*Problem requirements*
Please print exactly the lines below, from the start of the material up to and including the line with "import seaborn as sns", but none of the pictures.

>> BEGIN Data supplied

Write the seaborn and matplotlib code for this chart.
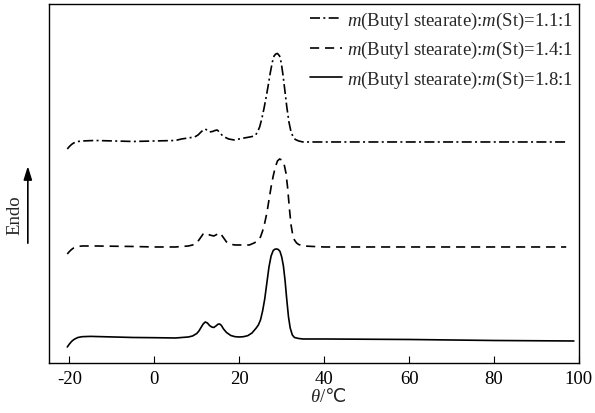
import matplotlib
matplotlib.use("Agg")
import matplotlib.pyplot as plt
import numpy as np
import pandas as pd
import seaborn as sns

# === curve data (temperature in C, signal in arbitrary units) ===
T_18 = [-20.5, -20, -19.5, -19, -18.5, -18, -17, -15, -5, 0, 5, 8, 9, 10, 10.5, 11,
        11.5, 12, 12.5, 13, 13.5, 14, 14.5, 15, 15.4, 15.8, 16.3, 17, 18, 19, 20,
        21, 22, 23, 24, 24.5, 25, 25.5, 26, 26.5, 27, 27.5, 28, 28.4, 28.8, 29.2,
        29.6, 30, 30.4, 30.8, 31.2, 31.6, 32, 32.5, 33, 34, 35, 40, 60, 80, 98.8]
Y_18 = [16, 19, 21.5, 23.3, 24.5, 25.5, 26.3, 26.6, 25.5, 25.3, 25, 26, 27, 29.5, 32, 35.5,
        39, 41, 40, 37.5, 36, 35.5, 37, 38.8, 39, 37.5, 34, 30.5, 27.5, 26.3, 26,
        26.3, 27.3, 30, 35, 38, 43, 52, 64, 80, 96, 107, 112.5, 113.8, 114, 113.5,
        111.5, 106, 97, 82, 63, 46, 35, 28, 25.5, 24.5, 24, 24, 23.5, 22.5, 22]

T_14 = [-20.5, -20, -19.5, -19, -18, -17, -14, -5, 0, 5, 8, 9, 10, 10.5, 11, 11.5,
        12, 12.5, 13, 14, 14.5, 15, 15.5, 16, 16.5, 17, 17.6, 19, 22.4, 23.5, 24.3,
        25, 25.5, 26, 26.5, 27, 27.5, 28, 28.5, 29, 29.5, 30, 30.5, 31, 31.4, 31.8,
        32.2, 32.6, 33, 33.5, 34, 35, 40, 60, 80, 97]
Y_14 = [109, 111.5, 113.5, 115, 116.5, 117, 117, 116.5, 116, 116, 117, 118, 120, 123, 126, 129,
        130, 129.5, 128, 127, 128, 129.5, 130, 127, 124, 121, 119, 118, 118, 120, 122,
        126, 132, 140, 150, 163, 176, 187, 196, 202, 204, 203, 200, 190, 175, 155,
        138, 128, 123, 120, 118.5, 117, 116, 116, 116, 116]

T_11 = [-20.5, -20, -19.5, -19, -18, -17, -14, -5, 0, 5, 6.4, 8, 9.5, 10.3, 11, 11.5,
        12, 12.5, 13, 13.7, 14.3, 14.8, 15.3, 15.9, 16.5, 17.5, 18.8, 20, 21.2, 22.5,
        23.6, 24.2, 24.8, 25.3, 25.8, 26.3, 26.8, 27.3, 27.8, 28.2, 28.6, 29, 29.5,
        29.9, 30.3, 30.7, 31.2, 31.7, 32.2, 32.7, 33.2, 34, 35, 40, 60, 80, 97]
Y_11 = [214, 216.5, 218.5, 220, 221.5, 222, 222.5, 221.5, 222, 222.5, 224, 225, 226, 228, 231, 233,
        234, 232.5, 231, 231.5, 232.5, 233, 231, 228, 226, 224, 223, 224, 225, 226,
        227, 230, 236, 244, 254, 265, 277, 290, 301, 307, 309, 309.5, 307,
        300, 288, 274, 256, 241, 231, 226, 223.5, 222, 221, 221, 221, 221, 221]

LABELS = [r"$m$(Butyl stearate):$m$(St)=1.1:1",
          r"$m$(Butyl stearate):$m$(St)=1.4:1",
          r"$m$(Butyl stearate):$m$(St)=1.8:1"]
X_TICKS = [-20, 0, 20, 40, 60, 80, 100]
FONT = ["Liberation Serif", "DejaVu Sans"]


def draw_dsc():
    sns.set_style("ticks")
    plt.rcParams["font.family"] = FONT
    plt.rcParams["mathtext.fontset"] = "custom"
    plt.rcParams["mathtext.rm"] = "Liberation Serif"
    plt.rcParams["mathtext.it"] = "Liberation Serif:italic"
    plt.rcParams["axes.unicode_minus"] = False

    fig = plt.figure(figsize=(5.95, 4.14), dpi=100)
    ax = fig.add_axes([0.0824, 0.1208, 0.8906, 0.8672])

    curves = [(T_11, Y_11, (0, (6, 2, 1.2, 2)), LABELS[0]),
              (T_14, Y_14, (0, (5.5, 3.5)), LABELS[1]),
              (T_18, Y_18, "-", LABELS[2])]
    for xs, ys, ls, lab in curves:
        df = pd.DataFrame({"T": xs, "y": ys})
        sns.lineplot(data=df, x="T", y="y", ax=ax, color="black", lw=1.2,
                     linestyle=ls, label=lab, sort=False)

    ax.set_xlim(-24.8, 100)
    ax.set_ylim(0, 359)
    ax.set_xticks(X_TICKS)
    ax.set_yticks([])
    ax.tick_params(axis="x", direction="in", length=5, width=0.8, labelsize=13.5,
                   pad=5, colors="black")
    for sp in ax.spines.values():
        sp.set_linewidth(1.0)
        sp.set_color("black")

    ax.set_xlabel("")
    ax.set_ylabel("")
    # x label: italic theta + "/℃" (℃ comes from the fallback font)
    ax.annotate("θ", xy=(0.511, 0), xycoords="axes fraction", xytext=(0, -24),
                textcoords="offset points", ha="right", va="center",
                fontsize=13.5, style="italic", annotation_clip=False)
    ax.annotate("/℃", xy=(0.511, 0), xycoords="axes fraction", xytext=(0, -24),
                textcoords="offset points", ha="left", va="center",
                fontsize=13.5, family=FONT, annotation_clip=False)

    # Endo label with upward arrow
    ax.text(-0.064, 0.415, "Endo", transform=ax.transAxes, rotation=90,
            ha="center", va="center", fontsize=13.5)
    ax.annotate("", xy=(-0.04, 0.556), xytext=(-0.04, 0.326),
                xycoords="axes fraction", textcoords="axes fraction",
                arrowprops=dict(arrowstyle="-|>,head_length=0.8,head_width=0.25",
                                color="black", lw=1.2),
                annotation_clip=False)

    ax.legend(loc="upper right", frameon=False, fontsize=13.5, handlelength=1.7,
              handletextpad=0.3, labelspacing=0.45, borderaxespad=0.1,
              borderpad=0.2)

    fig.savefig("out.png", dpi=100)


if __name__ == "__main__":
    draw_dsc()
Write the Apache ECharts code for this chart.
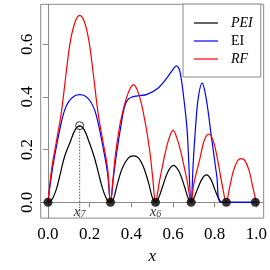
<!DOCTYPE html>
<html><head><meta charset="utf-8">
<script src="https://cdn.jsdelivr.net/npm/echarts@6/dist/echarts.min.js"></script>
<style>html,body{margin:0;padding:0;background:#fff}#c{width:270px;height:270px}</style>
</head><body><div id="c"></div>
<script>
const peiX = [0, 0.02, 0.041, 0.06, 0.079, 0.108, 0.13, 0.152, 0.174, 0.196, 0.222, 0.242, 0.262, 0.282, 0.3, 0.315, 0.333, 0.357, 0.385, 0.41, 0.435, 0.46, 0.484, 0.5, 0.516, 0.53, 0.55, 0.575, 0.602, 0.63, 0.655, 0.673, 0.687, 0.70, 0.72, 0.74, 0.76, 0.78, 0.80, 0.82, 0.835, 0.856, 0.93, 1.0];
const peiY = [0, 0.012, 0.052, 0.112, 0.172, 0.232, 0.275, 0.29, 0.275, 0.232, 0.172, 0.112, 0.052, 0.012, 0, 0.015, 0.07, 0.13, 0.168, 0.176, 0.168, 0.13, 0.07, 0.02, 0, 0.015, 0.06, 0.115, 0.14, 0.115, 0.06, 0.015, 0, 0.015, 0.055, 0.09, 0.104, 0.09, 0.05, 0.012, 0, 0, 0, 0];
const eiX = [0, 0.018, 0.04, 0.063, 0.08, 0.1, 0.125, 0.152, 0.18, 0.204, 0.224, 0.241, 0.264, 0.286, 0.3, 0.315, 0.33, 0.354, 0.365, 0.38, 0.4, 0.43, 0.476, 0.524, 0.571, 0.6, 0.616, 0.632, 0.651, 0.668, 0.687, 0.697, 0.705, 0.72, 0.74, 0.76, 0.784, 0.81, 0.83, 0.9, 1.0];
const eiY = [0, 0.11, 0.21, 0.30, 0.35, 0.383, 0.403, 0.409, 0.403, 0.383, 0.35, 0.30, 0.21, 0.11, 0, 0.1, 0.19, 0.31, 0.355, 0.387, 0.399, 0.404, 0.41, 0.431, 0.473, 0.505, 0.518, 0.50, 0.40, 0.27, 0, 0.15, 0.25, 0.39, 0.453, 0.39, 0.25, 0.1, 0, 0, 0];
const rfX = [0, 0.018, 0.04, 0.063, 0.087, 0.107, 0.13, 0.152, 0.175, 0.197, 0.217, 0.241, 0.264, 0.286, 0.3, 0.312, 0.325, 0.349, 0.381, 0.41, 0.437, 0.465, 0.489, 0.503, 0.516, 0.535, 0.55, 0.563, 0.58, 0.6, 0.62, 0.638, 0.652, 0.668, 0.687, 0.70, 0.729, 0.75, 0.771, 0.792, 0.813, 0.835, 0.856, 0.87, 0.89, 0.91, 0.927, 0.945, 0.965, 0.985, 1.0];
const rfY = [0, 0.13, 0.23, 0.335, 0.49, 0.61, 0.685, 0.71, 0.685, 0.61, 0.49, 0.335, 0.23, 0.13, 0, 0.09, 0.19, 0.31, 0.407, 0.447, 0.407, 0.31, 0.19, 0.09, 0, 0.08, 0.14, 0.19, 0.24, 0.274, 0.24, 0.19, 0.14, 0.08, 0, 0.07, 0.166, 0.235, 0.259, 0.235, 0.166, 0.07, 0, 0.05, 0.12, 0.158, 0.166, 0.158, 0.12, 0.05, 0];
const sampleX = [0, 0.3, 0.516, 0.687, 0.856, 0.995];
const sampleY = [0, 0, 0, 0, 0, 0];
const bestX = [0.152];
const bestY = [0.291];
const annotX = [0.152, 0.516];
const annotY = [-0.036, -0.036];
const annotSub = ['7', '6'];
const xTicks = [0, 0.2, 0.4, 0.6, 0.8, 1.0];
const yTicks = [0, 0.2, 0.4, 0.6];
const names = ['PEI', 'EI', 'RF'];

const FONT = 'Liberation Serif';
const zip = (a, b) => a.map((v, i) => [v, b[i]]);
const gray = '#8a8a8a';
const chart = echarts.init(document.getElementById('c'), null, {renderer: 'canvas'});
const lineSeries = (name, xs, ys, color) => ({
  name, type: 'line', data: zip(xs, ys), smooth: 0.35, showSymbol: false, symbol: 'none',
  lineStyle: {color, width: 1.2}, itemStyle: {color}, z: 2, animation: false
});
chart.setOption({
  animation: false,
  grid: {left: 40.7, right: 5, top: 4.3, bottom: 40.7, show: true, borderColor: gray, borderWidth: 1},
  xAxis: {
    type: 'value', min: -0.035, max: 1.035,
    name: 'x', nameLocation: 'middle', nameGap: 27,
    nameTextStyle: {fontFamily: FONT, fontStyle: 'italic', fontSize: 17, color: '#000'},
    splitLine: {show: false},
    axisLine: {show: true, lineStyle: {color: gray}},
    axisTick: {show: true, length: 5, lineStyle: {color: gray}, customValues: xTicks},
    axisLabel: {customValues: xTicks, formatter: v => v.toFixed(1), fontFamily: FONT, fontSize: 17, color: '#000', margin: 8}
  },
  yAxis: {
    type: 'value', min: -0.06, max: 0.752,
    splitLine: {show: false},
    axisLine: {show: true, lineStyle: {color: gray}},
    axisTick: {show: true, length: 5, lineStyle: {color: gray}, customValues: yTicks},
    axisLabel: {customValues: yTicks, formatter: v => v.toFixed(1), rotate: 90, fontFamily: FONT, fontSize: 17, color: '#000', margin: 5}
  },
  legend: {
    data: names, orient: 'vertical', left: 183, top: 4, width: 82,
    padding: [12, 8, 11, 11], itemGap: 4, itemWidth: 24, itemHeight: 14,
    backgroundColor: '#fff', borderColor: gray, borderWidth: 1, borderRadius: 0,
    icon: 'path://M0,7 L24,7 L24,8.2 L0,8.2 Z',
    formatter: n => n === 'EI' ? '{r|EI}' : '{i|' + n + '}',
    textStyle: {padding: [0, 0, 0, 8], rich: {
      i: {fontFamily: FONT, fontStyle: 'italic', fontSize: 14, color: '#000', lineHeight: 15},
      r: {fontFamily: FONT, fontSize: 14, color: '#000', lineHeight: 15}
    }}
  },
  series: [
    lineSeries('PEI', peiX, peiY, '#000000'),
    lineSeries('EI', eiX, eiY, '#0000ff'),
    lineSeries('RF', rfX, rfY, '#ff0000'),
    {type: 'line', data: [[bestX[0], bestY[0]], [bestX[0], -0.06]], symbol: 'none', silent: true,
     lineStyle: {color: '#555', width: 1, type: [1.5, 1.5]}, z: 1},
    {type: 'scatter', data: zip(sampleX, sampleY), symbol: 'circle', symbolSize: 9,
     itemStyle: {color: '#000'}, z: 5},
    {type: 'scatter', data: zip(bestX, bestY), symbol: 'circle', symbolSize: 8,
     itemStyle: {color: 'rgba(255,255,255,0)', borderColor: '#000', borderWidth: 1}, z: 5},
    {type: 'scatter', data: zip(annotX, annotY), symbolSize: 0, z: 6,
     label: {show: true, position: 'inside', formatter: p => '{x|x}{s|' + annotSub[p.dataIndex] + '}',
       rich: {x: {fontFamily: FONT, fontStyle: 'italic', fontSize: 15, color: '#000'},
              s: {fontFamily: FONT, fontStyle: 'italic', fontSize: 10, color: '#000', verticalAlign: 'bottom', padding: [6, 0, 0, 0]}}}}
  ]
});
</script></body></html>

>> END Data supplied

*Output below*
Write the seaborn and matplotlib code for this chart.
import matplotlib
matplotlib.use("Agg")
import matplotlib.pyplot as plt
import numpy as np
import pandas as pd
import seaborn as sns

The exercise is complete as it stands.